* **Exercise aim**:
Only the lines holding the string "chart" are needed. Copy each one.

* **Stored rows**:
■ ■ ■ ■ ■ ■ ■
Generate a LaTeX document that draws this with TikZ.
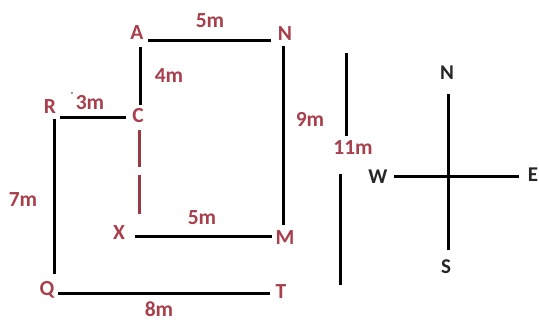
\documentclass[tikz,border=0pt]{standalone}
\usepackage{fontspec}
\setmainfont{Carlito}
\definecolor{lbl}{HTML}{A8404C}
\tikzset{
  x=1pt,y=-1pt,
  wire/.style={line width=3pt,black},
  redwire/.style={line width=3pt,draw=lbl!90!black},
  lab/.style={font=\bfseries\fontsize{21.5}{23}\selectfont,text=lbl,inner sep=0pt},
  dir/.style={font=\bfseries\fontsize{21}{23}\selectfont,text=black!85,inner sep=0pt}
}
\begin{document}
\begin{tikzpicture}
\useasboundingbox (0,0) rectangle (539,322);
\node[lab] (A) at (137,33) {A};
\node[lab] (N) at (285,34) {N};
\node[lab] (R) at (50,107) {R};
\node[lab] (C) at (138,116) {C};
\node[lab] (X) at (119,233) {X};
\node[lab] (M) at (285,238) {M};
\node[lab] (Q) at (47,290) {Q};
\node[lab] (T) at (281,292) {T};
\node[lab] (d5a) at (210,21) {5m};
\node[lab] (d4) at (169,76) {4m};
\node[lab] (d3) at (90,103) {3m};
\node[lab] (d9) at (310,119) {9m};
\node[lab] (d11) at (353,148) {11m};
\node[lab] (d7) at (23,200) {7m};
\node[lab] (d5b) at (202,218) {5m};
\node[lab] (d8) at (159,309.5) {8m};
\node[dir] (cn) at (447,73) {N};
\node[dir] (cw) at (378,177) {W};
\node[dir] (ce) at (533,175) {E};
\node[dir] (cs) at (446,267) {S};
\coordinate (an) at (148,40); \coordinate (na) at (271,40);
\coordinate (ac) at (140,47); \coordinate (ca) at (140,105);
\coordinate (rc) at (60,117); \coordinate (cr) at (126,117);
\coordinate (rq) at (54,119); \coordinate (qr) at (54,274);
\coordinate (qt) at (58,293); \coordinate (tq) at (270,293);
\coordinate (xm) at (135,236); \coordinate (mx) at (272,236);
\coordinate (nm) at (283,46); \coordinate (mn) at (283,225);
\coordinate (ea) at (346.5,53); \coordinate (eb) at (346.5,136);
\coordinate (ec) at (340,174); \coordinate (ed) at (340,285);
\coordinate (cnn) at (448,94); \coordinate (css) at (448,250);
\coordinate (cww) at (394,176); \coordinate (cee) at (519,176);
\coordinate (x1) at (139.5,130); \coordinate (x2) at (139.5,167);
\coordinate (x3) at (139.5,175); \coordinate (x4) at (139.5,214);
\draw[wire] (an)--(na); \draw[wire] (ac)--(ca); \draw[wire] (rc)--(cr);
\draw[wire] (rq)--(qr); \draw[wire] (qt)--(tq); \draw[wire] (xm)--(mx);
\draw[wire] (nm)--(mn); \draw[wire] (ea)--(eb); \draw[wire] (ec)--(ed);
\draw[wire] (cnn)--(css); \draw[wire] (cww)--(cee);
\draw[redwire] (x1)--(x2); \draw[redwire] (x3)--(x4);
\fill[black!80] (72,93) circle (0.8);
\end{tikzpicture}
\end{document}
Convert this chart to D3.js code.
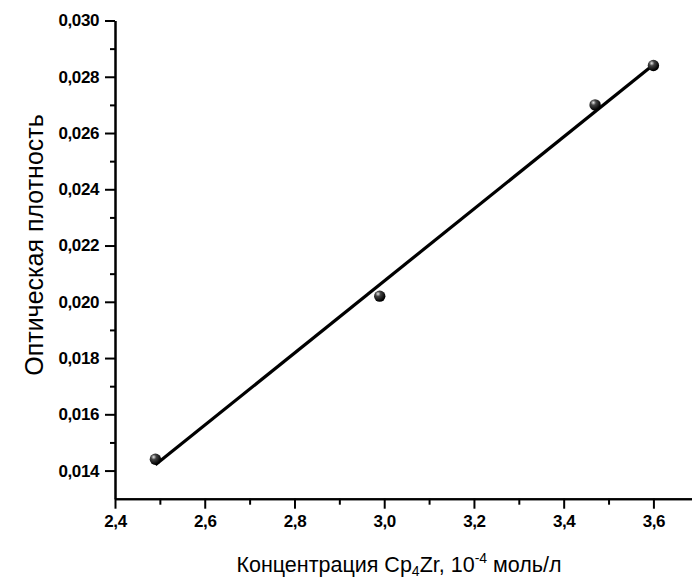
<!DOCTYPE html>
<html>
<head>
<meta charset="utf-8">
<script src="https://cdn.jsdelivr.net/npm/d3@7"></script>
<style>
  body { margin: 0; background: #fff; }
  svg { display: block; }
  .tick text { font-family: "Liberation Sans", Arial, sans-serif; font-weight: bold; font-size: 17px; letter-spacing: -0.4px; fill: #000; }
  .axis path, .axis line { stroke: #000; stroke-width: 2px; }
  .lbl { font-family: "Liberation Sans", Arial, sans-serif; fill: #000; }
</style>
</head>
<body>
<svg id="chart" width="692" height="580"></svg>
<script>
// concentration, 10^-4 mol/l
var conc = [2.49, 2.99, 3.47, 3.60];
// optical density
var density = [0.0144, 0.0202, 0.0270, 0.0284];

var xMajor = [2.4, 2.6, 2.8, 3.0, 3.2, 3.4, 3.6];
var xMinor = [2.5, 2.7, 2.9, 3.1, 3.3, 3.5];
var yMajor = [0.014, 0.016, 0.018, 0.020, 0.022, 0.024, 0.026, 0.028, 0.030];
var yMinor = [0.015, 0.017, 0.019, 0.021, 0.023, 0.025, 0.027, 0.029];

var mLeft = 115, mTop = 20.5, mBottom = 498.7, mRight = 692;

var svg = d3.select("#chart");

var x = d3.scaleLinear().domain([2.4, 3.686]).range([mLeft, mRight]);
var y = d3.scaleLinear().domain([0.013, 0.030]).range([mBottom, mTop]);

var comma = function(fmt) {
    return function(d) { return d3.format(fmt)(d).replace(".", ","); };
};

// minor ticks first
svg.append("g").attr("class", "axis")
    .attr("transform", "translate(0," + mBottom + ")")
    .call(d3.axisBottom(x).tickValues(xMinor).tickSize(6).tickSizeOuter(0).tickFormat(""));
svg.append("g").attr("class", "axis")
    .attr("transform", "translate(" + mLeft + ",0)")
    .call(d3.axisLeft(y).tickValues(yMinor).tickSize(5).tickSizeOuter(0).tickFormat(""));

svg.append("g").attr("class", "axis")
    .attr("transform", "translate(0," + mBottom + ")")
    .call(d3.axisBottom(x).tickValues(xMajor).tickSize(10).tickSizeOuter(0).tickPadding(6).tickFormat(comma(".1f")));

svg.append("g").attr("class", "axis")
    .attr("transform", "translate(" + mLeft + ",0)")
    .call(d3.axisLeft(y).tickValues(yMajor).tickSize(10).tickSizeOuter(0).tickPadding(6).tickFormat(comma(".3f")));

// least squares line
var mx = d3.mean(conc), my = d3.mean(density);
var sxy = d3.sum(conc, function(v, i) { return (v - mx) * (density[i] - my); });
var sxx = d3.sum(conc, function(v) { return (v - mx) * (v - mx); });
var slope = sxy / sxx, icpt = my - slope * mx;
var x0 = d3.min(conc), x1 = d3.max(conc);

svg.append("line")
    .attr("x1", x(x0)).attr("y1", y(icpt + slope * x0))
    .attr("x2", x(x1)).attr("y2", y(icpt + slope * x1))
    .attr("stroke", "#000").attr("stroke-width", 3.2);

// sphere-like markers
var grad = svg.append("defs").append("radialGradient")
    .attr("id", "ball").attr("cx", "35%").attr("cy", "30%").attr("r", "65%");
grad.append("stop").attr("offset", "0%").attr("stop-color", "#e8e8e8");
grad.append("stop").attr("offset", "35%").attr("stop-color", "#444");
grad.append("stop").attr("offset", "100%").attr("stop-color", "#000");

svg.selectAll(".pt")
    .data(conc)
    .enter().append("circle")
    .attr("class", "pt")
    .attr("cx", function(d) { return x(d); })
    .attr("cy", function(d, i) { return y(density[i]); })
    .attr("r", 5.7)
    .attr("fill", "url(#ball)");

// axis titles
var xl = svg.append("text").attr("class", "lbl")
    .attr("font-size", "21.5px")
    .attr("x", 399).attr("y", 572).attr("text-anchor", "middle");
xl.append("tspan").text("Концентрация Cp");
xl.append("tspan").attr("font-size", "14px").attr("dy", 4).text("4");
xl.append("tspan").attr("dy", -4).text("Zr, 10");
xl.append("tspan").attr("font-size", "14px").attr("dy", -9).text("-4");
xl.append("tspan").attr("dy", 9).text(" моль/л");

svg.append("text").attr("class", "lbl")
    .attr("font-size", "25px")
    .attr("transform", "translate(43,245) rotate(-90)")
    .attr("text-anchor", "middle")
    .text("Оптическая плотность");
</script>
</body>
</html>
■ ■ ■ ■ ■ ■ ■
* **Full answer**:
Convert this chart to D3.js code.
<svg id="chart" width="692" height="580"></svg>
var svg = d3.select("#chart");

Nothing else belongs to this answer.